Of course we cannot be insensitive to the problems faced by the police in a case of this character. Here a most abhorrent crime had remained unsolved for over two months; and when the police obtained a most promising lead pointing to Rogers as the criminal, the temptation to “sew up the case” was naturally strong. But our ideals of criminal prosecution, based on the English common law and embedded in our constitutions, do not permit the solution of criminal cases by forced confessions from persons seized as suspects. The rule of law which we herald as model for free peoples around the world does not permit us to follow such easy course; nor does Connecticut itself wish to do so.6 That is why I do not believe this case is yet at an end. At any rate, I think Judge Smith’s original decision, D.C.Conn., 154 F.Supp. 663, 665, setting aside the conviction, but giving the State an opportunity to arrange for a retrial if it so chooses, is the necessary and correct course for us.

. My brothers say that there was no proof at trial that she was crippled, and then assume that Captain Eagan did not know of it to accept the conclusion that the ruse did not render involuntary the confession then obtained. But there are several answers to this. There was evidence at the trial below as to her condition, and Eagan’s actions do not make sense unless he knew what it was. And since the question turns upon relator’s, and not Eagan’s, state of mind, I cannot see how the issue of specific knowledge by Eagan can have the critical importance it has assumed.

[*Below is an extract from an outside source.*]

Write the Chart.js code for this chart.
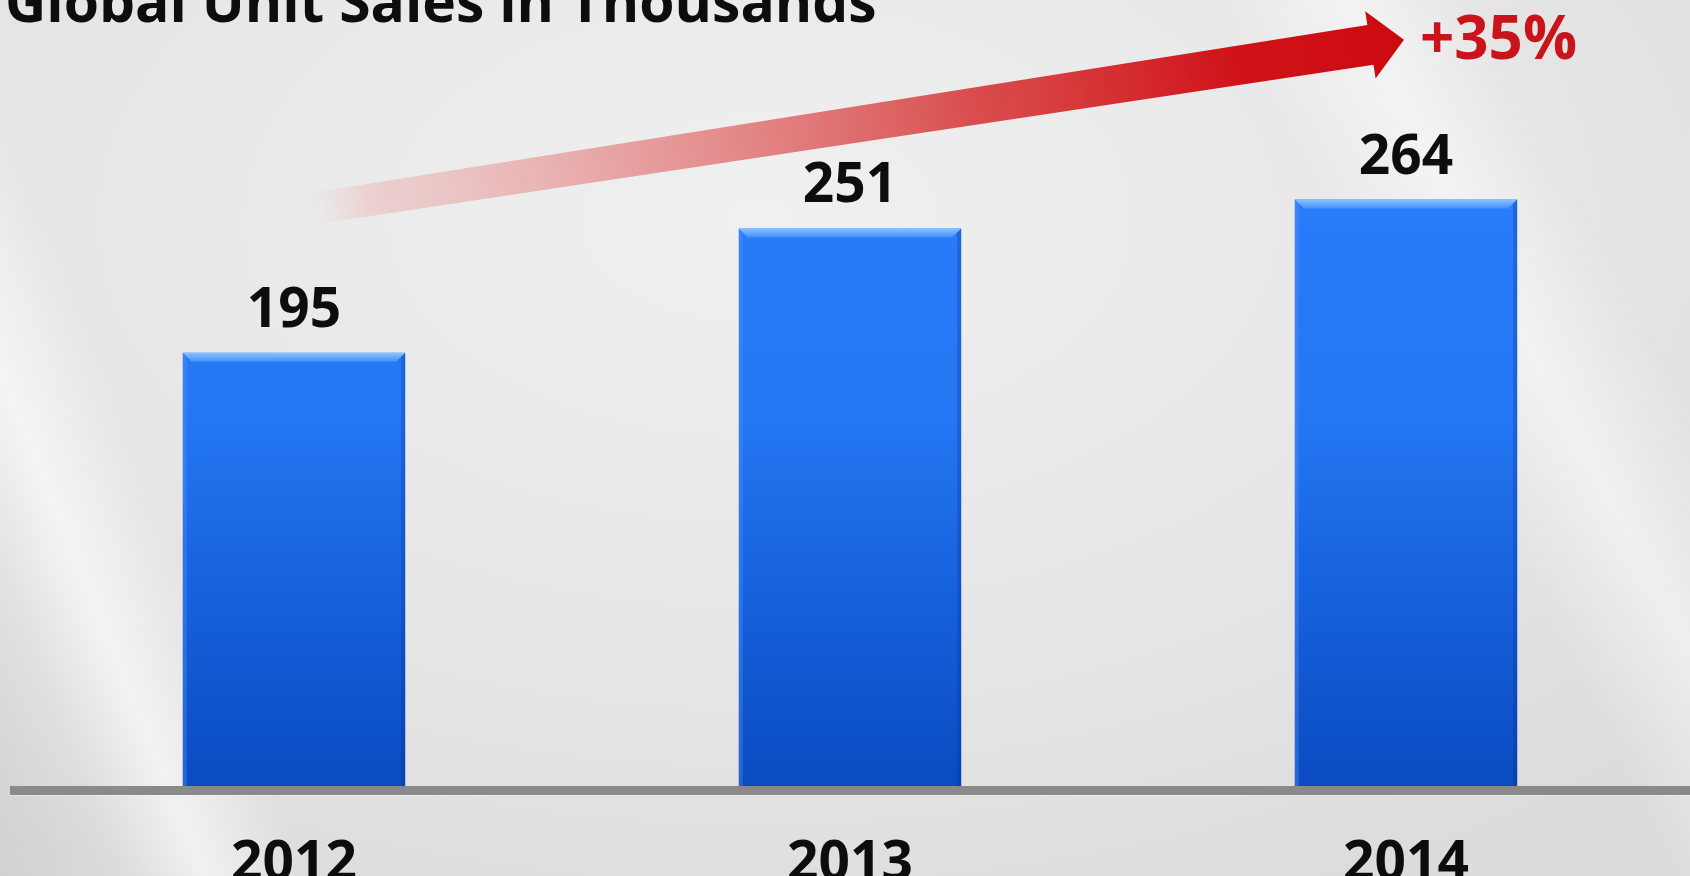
<!DOCTYPE html>
<html>
<head>
<meta charset="utf-8">
<script src="https://cdn.jsdelivr.net/npm/chart.js@4.4.1/dist/chart.umd.min.js"></script>
<style>
  html, body { margin: 0; padding: 0; width: 1690px; height: 876px; overflow: hidden; }
  body {
    background:
      linear-gradient(68deg, rgba(200,200,200,0.55) 0%, rgba(200,200,200,0) 6%, rgba(255,255,255,0.6) 10%, rgba(255,255,255,0) 15%, rgba(255,255,255,0) 100%),
      linear-gradient(62deg, rgba(255,255,255,0) 78%, rgba(255,255,255,0.5) 84%, rgba(255,255,255,0) 90%),
      radial-gradient(ellipse 75% 85% at 45% 25%, #f0f0f0 0%, #e7e7e7 55%, #dcdcdc 100%);
  }
  #wrap { position: absolute; left: 0; top: 0; width: 1690px; height: 942px; }
</style>
</head>
<body>
<div id="wrap"><canvas id="c" width="1690" height="942"></canvas></div>
<script>
const chartTitle = 'Global Unit Sales in Thousands';
const categories = ['2012', '2013', '2014'];
const unitSales = [195, 251, 264];
const growthLabel = '+35%';

const FONT = '"Open Sans", "DejaVu Sans", sans-serif';

function barGradient(ctx, area) {
  const g = ctx.createLinearGradient(0, area.bottom, 0, area.top);
  g.addColorStop(0, '#0a4bc0');
  g.addColorStop(0.25, '#1660dc');
  g.addColorStop(0.5, '#2476f2');
  g.addColorStop(1, '#2d80ff');
  return g;
}

const decorPlugin = {
  id: 'decor',
  beforeDatasetsDraw(chart) {
    const ctx = chart.ctx;
    const xs = chart.scales.x, ys = chart.scales.y;
    const W = chart.width;
    // baseline
    const base = ys.getPixelForValue(0);
    ctx.save();
    ctx.fillStyle = '#8a8a8a';
    ctx.fillRect(10, base, W - 10, 9);
    ctx.fillStyle = 'rgba(255,255,255,0.35)';
    ctx.fillRect(10, base + 9, W - 10, 1);
    ctx.restore();

    // title (partly cut at top)
    ctx.save();
    ctx.font = 'bold 57px ' + FONT;
    ctx.fillStyle = '#0d0d0d';
    ctx.textBaseline = 'alphabetic';
    ctx.textAlign = 'left';
    ctx.fillText(chartTitle, 5, 22);
    ctx.restore();

    // growth arrow
    const x0 = xs.getPixelForValue(0) + 20, y0 = ys.getPixelForValue(260);
    const x1 = xs.getPixelForValue(2) - 2, y1 = ys.getPixelForValue(336);
    const dx = x1 - x0, dy = y1 - y0, len = Math.hypot(dx, dy);
    const ux = dx / len, uy = dy / len, nx = -uy, ny = ux;
    const headL = 34, headW = 34, tailW = 16, neckW = 20;
    const bx = x1 - ux * headL, by = y1 - uy * headL;
    ctx.save();
    const g = ctx.createLinearGradient(x0, y0, x1, y1);
    g.addColorStop(0, 'rgba(240,180,180,0.0)');
    g.addColorStop(0.05, 'rgba(236,160,160,0.35)');
    g.addColorStop(0.3, 'rgba(228,130,130,0.75)');
    g.addColorStop(0.6, 'rgba(216,70,70,0.95)');
    g.addColorStop(0.85, '#d01218');
    g.addColorStop(1, '#cc0b10');
    ctx.fillStyle = g;
    ctx.beginPath();
    ctx.moveTo(x0 + nx * tailW, y0 + ny * tailW);
    ctx.lineTo(bx + nx * neckW, by + ny * neckW);
    ctx.lineTo(bx + nx * headW, by + ny * headW);
    ctx.lineTo(x1, y1);
    ctx.lineTo(bx - nx * headW, by - ny * headW);
    ctx.lineTo(bx - nx * neckW, by - ny * neckW);
    ctx.lineTo(x0 - nx * tailW, y0 - ny * tailW);
    ctx.closePath();
    ctx.fill();

    ctx.font = 'bold 60px ' + FONT;
    ctx.fillStyle = '#c9141c';
    ctx.textAlign = 'left';
    ctx.textBaseline = 'alphabetic';
    ctx.fillText(growthLabel, x1 + 16, y1 + 19);
    ctx.restore();
  },
  afterDatasetsDraw(chart) {
    const ctx = chart.ctx;
    const meta = chart.getDatasetMeta(0);
    ctx.save();
    meta.data.forEach((bar, i) => {
      const p = bar.getProps(['x', 'y', 'width', 'base'], true);
      const l = p.x - p.width / 2, r = p.x + p.width / 2, t = p.y, b = p.base;
      const bev = 9;
      const tg = ctx.createLinearGradient(0, t, 0, t + bev);
      tg.addColorStop(0, '#8cc2ff');
      tg.addColorStop(1, '#3f90ff');
      ctx.fillStyle = tg;
      ctx.beginPath();
      ctx.moveTo(l, t); ctx.lineTo(r, t); ctx.lineTo(r - bev, t + bev); ctx.lineTo(l + bev, t + bev); ctx.closePath();
      ctx.fill();
      ctx.fillStyle = 'rgba(90,150,255,0.35)';
      ctx.beginPath();
      ctx.moveTo(l, t); ctx.lineTo(l + 4, t + 4); ctx.lineTo(l + 4, b); ctx.lineTo(l, b); ctx.closePath(); ctx.fill();
      ctx.fillStyle = 'rgba(0,40,140,0.25)';
      ctx.beginPath();
      ctx.moveTo(r, t); ctx.lineTo(r - 4, t + 4); ctx.lineTo(r - 4, b); ctx.lineTo(r, b); ctx.closePath(); ctx.fill();
      ctx.font = 'bold 55px ' + FONT;
      ctx.fillStyle = '#0d0d0d';
      ctx.textAlign = 'center';
      ctx.textBaseline = 'alphabetic';
      ctx.fillText(String(unitSales[i]), p.x, t - 26);
    });
    ctx.restore();
  }
};

new Chart(document.getElementById('c'), {
  type: 'bar',
  data: {
    labels: categories,
    datasets: [{
      data: unitSales,
      backgroundColor: (c) => {
        const area = c.chart.chartArea;
        if (!area) return '#2476f2';
        return barGradient(c.chart.ctx, area);
      },
      borderWidth: 0,
      categoryPercentage: 1.0,
      barPercentage: 0.4
    }]
  },
  options: {
    responsive: false,
    animation: false,
    layout: { padding: { left: 16, right: 6, top: 53, bottom: 0 } },
    plugins: { legend: { display: false }, tooltip: { enabled: false }, title: { display: false } },
    scales: {
      x: {
        grid: { display: false, drawTicks: false },
        border: { display: false },
        ticks: { color: '#0d0d0d', font: { family: FONT, size: 55, weight: 'bold' }, padding: 45 }
      },
      y: { display: false, min: 0, max: 330 }
    }
  },
  plugins: [decorPlugin]
});
</script>
</body>
</html>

. Thus on such a record Judge Smith’s finding is amply justified, and the restrictions we have placed in our two appeals on liis power to find facts far exceed those recognized by an appellate court passing the facts in review. It is to be noted that on this record the Supreme Court of Errors of Connecticut assumed on appeal that Rogers asked for counsel and Justice O’Sullivan, dissenting, stated flatly: “He immediately asked to see his lawyer.” State v. Rogers, 143 Conn. 167, 120 A.2d 409, 412, 415.

. The reiterated statement that Judge Smith’s first opinion was rendered without the benefit of the full state record, while literally true, gives an emphasis to that factor which is rather misleading. Actually it now appears that the judge, who had accepted all of the state transcript offered by either party, had before him in the original trial all of the testimony relating to the voluntariness of the confessions given in the state trial court in the absence of the jury, except that of two witnesses in no way bearing upon the issue of relator’s request for his counsel: the testimony of the deputy jailer as to the circumstances under which relator was removed from the jail to the State’s Attorney’s Office for questioning and the testimony of the sheriff as to keeping relator incommunicado from his counsel the next day on the coroner’s orders. The only matters added later bearing at all upon disputed issues are the belated findings reproduced in my brothers’ appendix which I have criticized in the text above.

. In my view the Supreme Court took the course it did to emphasize its view that the trial court should always take steps to have the state transcript available, while at the same time it admon--ished the judge to act judicially. This appears to be the significance of its reference : “See Brown v. Allen, 344 U.S. 443, 506, et seq. [73 S.Ct. 397, 97 L.Ed. 469]."

. United States ex rel. Blank v. Jackson, 2 Cir., 263 F.2d 185, is not opposed to, but in fact appropriately complements, this line of cases. It bolds that where on coram nobis proceedings the state subsequent to the original trial has conducted a full hearing with testimony and has then made a controlling finding of a crucial fact, the convicted accused cannot require the federal court to retry this issue.

. The 1959 session of the Connecticut legislature passed a bill making statements and confessions of an accused person inadmissible as evidence unless he had been properly arraigned and informed of his right to counsel. While Governor Ribicoff vetoed the particular bill because he thought it lacked proper safeguards such as the Judicial Council was now studying, he supported the general idea of the legislation, saying that its purpose “was completely in accord with our concepts of basic justice and fairness, and I concur with it.” New Haven Register, July 2, 1959, p. 1, col. 6.